Location: root architecture structures rhizosphere microbial associations

• Published in: Journal of experimental botany Vol. 75; no. 2; pp. 594 - 604
• Main Authors: Galindo-Castañeda, Tania, Hartmann, Martin, Lynch, Jonathan P
• Format: Journal Article
• Language: English
• Published: UK Oxford University Press 10.01.2024
• Subjects: botany; Expert Views; exudation; microbiome; Plant Breeding; Plant Roots - metabolism; Rhizosphere; root systems; soil; Soil - chemistry; Soil Microbiology; soil vertical gradients; number of axial roots; rooting depth; Carbon rhizodeposition; rhizosphere microbiome; soil redox potential; lateral roots; root system architecture; root growth angle
• ISSN: 0022-0957; 1460-2431; 1460-2431
• DOI: 10.1093/jxb/erad421

Abstract Root architectural phenotypes are promising targets for crop breeding, but root architectural effects on microbial associations in agricultural fields are not well understood. Architecture determines the location of microbial associations within root systems, which, when integrated with soil vertical gradients, determines the functions and the metabolic capability of rhizosphere microbial communities. We argue that variation in root architecture in crops has important implications for root exudation, microbial recruitment and function, and the decomposition and fate of root tissues and exudates. Recent research has shown that the root microbiome changes along root axes and among root classes, that root tips have a unique microbiome, and that root exudates change within the root system depending on soil physicochemical conditions. Although fresh exudates are produced in larger amounts in root tips, the rhizosphere of mature root segments also plays a role in influencing soil vertical gradients.
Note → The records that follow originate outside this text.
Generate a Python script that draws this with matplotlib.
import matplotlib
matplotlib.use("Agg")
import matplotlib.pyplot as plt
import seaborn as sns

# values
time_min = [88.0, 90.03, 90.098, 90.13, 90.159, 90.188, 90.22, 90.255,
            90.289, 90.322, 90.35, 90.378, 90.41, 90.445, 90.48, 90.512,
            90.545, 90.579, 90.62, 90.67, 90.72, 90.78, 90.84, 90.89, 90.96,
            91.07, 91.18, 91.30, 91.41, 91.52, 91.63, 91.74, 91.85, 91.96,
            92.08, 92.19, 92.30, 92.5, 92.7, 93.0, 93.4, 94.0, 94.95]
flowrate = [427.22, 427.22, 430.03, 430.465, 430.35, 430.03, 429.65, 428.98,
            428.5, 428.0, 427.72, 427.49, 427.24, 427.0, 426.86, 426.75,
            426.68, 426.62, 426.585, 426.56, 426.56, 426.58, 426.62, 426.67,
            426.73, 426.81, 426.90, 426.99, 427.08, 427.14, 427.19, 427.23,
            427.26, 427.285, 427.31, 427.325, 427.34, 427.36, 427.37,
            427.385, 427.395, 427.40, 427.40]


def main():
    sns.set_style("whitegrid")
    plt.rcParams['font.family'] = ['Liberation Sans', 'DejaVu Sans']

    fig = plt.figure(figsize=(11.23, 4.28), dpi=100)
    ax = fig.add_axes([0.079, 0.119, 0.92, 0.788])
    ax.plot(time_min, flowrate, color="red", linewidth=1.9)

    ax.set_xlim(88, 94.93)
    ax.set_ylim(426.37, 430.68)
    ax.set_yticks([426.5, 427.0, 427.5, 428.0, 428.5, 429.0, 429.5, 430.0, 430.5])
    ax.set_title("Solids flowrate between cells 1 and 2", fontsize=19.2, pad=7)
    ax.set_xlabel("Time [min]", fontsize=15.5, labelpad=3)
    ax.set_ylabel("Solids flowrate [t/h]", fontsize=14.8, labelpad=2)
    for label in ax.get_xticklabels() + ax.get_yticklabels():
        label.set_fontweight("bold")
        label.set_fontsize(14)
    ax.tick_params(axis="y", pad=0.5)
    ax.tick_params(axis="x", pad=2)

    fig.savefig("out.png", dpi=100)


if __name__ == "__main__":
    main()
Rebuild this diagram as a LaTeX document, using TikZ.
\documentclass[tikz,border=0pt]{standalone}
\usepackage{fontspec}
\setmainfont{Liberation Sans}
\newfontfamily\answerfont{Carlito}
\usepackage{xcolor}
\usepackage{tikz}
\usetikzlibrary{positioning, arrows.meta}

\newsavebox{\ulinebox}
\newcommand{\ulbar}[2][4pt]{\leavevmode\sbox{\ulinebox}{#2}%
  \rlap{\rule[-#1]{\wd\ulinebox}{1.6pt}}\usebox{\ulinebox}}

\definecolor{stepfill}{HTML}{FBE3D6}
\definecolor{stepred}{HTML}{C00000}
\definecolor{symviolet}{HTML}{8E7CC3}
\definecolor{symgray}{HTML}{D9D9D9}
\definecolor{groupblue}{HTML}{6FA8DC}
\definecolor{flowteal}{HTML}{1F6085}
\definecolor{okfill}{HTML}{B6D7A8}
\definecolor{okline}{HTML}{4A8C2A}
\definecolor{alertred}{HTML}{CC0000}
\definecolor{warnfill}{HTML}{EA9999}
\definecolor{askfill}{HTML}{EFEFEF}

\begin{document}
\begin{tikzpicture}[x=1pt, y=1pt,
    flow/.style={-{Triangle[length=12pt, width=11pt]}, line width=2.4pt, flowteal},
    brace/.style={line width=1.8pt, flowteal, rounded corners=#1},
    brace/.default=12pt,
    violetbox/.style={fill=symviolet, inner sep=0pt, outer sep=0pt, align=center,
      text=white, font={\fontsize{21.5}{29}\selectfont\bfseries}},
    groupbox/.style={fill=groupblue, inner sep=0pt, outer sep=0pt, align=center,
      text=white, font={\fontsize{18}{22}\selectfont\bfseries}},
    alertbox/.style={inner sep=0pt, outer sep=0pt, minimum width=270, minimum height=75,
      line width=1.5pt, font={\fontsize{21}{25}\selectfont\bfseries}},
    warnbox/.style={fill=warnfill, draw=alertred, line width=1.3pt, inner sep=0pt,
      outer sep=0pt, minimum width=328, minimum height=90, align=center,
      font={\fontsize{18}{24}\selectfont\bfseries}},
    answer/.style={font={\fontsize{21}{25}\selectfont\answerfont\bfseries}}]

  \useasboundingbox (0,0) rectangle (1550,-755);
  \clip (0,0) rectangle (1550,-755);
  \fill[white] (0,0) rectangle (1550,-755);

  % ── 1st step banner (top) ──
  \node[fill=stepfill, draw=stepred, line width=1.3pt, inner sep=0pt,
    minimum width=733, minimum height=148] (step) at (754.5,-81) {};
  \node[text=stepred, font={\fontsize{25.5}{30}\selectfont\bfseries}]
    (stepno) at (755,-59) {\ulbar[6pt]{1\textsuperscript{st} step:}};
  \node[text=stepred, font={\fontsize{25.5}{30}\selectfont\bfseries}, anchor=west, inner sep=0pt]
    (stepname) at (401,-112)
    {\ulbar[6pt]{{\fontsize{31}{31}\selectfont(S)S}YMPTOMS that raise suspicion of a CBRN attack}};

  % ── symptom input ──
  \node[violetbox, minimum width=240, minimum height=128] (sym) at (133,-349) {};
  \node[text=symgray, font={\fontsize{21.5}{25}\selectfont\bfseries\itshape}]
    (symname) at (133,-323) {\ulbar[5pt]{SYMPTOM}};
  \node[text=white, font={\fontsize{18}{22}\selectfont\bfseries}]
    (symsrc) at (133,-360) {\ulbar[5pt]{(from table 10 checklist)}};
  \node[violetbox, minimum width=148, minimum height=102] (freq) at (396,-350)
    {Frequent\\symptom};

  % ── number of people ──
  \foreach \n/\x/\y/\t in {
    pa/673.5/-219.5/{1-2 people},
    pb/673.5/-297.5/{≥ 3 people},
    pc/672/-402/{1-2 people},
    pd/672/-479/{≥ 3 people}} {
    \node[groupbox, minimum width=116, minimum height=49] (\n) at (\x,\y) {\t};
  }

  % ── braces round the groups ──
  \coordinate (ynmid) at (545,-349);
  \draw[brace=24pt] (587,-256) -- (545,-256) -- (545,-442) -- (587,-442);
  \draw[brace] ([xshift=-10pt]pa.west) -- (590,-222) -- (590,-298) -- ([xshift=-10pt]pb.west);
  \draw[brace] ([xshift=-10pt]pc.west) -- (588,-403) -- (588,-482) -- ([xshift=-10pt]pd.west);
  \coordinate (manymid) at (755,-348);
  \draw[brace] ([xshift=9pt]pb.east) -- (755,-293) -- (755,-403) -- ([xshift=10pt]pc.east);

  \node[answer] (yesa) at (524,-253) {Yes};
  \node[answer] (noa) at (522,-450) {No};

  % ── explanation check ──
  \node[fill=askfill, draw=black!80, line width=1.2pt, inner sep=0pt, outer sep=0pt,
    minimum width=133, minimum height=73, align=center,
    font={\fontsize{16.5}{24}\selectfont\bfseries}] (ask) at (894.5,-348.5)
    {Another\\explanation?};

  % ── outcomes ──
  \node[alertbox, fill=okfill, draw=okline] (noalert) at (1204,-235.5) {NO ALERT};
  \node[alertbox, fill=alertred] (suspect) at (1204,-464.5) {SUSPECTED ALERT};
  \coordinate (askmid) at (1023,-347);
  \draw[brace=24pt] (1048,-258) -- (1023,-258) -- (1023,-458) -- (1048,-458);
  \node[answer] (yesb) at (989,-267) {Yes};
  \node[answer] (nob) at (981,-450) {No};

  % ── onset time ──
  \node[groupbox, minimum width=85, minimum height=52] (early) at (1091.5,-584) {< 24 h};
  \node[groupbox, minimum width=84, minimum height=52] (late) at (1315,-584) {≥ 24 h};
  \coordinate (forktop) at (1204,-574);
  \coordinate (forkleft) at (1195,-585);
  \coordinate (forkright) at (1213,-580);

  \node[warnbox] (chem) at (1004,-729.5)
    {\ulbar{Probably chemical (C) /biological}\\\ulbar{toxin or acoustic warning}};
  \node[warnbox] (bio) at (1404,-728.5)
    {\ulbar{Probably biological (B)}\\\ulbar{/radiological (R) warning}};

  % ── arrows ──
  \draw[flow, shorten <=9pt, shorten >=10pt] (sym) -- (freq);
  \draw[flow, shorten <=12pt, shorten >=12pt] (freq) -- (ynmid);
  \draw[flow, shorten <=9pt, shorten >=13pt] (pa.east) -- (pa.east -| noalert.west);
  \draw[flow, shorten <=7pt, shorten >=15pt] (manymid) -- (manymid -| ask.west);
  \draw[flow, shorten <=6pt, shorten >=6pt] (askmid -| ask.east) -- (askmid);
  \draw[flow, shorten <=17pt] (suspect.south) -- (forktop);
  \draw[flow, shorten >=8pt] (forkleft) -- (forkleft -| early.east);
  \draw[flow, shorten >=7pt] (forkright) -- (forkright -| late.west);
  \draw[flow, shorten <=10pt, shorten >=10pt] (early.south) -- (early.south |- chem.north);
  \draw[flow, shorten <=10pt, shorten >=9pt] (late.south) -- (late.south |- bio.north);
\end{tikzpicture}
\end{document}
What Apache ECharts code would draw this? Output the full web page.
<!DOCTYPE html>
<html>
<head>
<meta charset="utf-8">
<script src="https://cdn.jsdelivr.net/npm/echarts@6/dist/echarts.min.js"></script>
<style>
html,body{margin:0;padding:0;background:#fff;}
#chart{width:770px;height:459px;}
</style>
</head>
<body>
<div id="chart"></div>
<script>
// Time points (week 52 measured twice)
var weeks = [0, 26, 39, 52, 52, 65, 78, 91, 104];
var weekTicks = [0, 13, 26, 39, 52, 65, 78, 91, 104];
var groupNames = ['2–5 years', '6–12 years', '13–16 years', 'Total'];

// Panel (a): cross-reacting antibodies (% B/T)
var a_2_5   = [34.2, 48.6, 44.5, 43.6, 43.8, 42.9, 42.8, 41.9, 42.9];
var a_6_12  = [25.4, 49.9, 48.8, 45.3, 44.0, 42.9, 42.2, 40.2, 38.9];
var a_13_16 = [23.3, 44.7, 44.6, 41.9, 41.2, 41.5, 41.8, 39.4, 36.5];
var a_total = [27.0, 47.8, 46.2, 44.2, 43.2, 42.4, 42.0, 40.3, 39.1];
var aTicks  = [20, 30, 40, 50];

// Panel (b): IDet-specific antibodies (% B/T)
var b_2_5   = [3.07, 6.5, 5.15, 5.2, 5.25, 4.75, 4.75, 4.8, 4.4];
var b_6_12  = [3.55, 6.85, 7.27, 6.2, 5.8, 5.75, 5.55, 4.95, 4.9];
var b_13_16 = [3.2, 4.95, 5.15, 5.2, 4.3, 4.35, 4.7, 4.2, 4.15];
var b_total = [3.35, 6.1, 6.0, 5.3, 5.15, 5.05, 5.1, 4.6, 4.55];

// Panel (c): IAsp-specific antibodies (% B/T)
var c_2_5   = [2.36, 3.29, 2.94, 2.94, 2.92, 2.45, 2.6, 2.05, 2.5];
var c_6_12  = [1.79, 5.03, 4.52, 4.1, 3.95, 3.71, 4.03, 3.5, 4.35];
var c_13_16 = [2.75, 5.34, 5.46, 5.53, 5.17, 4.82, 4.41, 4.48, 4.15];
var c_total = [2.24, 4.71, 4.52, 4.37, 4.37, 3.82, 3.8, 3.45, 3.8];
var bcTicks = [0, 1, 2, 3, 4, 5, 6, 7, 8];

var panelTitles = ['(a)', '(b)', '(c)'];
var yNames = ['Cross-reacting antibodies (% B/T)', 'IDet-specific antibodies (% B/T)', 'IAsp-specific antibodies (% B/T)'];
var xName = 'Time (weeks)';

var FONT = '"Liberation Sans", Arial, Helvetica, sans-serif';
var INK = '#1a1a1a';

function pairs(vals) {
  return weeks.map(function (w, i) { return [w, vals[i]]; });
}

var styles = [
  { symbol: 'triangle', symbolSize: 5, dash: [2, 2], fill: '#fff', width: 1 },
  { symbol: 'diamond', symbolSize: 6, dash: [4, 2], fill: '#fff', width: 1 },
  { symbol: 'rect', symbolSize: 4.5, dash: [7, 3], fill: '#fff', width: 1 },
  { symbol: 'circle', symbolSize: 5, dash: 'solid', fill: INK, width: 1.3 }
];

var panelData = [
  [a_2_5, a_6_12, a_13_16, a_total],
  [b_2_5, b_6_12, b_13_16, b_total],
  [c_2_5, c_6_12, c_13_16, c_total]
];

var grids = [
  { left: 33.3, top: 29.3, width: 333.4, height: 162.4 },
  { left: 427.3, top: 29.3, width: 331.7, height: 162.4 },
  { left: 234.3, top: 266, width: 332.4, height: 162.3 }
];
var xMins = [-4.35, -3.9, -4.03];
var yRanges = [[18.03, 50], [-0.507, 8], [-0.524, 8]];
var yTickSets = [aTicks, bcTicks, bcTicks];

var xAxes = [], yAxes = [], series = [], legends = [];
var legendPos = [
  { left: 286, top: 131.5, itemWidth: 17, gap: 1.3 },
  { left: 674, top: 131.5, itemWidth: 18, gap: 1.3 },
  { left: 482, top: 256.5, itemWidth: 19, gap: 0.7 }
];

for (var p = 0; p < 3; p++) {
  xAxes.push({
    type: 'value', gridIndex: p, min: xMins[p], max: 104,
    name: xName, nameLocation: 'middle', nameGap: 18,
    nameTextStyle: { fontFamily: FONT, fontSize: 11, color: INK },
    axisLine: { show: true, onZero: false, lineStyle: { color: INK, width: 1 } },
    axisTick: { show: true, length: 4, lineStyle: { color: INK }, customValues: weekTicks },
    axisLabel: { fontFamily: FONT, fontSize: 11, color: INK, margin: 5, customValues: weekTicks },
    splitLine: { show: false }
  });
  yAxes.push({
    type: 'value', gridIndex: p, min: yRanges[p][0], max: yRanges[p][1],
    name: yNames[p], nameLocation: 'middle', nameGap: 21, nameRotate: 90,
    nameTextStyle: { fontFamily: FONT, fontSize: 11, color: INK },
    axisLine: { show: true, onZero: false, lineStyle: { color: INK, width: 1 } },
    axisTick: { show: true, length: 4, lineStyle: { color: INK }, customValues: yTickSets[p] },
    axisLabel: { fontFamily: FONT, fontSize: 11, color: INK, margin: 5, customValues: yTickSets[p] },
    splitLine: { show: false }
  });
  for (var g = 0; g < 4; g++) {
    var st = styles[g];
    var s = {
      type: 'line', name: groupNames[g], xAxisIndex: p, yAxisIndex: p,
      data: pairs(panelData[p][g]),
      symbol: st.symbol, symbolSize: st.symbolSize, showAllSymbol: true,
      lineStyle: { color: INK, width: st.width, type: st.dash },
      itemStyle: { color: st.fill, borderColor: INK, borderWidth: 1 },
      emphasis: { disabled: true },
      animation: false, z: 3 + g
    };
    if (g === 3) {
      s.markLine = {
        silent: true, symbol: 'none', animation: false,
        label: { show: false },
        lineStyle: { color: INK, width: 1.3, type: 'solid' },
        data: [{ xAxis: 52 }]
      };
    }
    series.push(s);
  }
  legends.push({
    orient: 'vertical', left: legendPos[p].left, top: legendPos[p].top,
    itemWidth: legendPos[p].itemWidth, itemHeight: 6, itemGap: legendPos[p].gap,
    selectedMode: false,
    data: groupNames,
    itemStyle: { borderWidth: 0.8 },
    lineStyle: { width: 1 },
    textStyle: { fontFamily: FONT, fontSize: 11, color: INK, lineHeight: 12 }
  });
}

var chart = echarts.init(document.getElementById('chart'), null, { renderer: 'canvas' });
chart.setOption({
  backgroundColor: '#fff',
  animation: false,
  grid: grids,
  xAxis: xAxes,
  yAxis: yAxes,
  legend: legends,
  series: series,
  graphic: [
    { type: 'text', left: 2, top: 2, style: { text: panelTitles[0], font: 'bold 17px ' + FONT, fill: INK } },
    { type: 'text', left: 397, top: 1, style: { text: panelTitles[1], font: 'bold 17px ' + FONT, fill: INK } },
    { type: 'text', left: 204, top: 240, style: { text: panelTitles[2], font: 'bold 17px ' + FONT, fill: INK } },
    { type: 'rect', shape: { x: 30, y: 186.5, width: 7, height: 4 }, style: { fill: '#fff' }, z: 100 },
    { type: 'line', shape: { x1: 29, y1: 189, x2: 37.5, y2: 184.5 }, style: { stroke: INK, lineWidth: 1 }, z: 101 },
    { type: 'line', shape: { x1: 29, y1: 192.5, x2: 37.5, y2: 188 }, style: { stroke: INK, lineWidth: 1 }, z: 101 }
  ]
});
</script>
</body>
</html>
We argue that more research is needed to understand specific root phenotypes that structure microbial associations and discuss candidate root phenotypes that may determine the location of microbial hotspots within root systems with relevance to agricultural systems. Root architecture and soil vertical gradients create a diverse set of physicochemical conditions in which rhizosphere microbes live; however, these scaffolds of soil microbial ecology are rarely studied.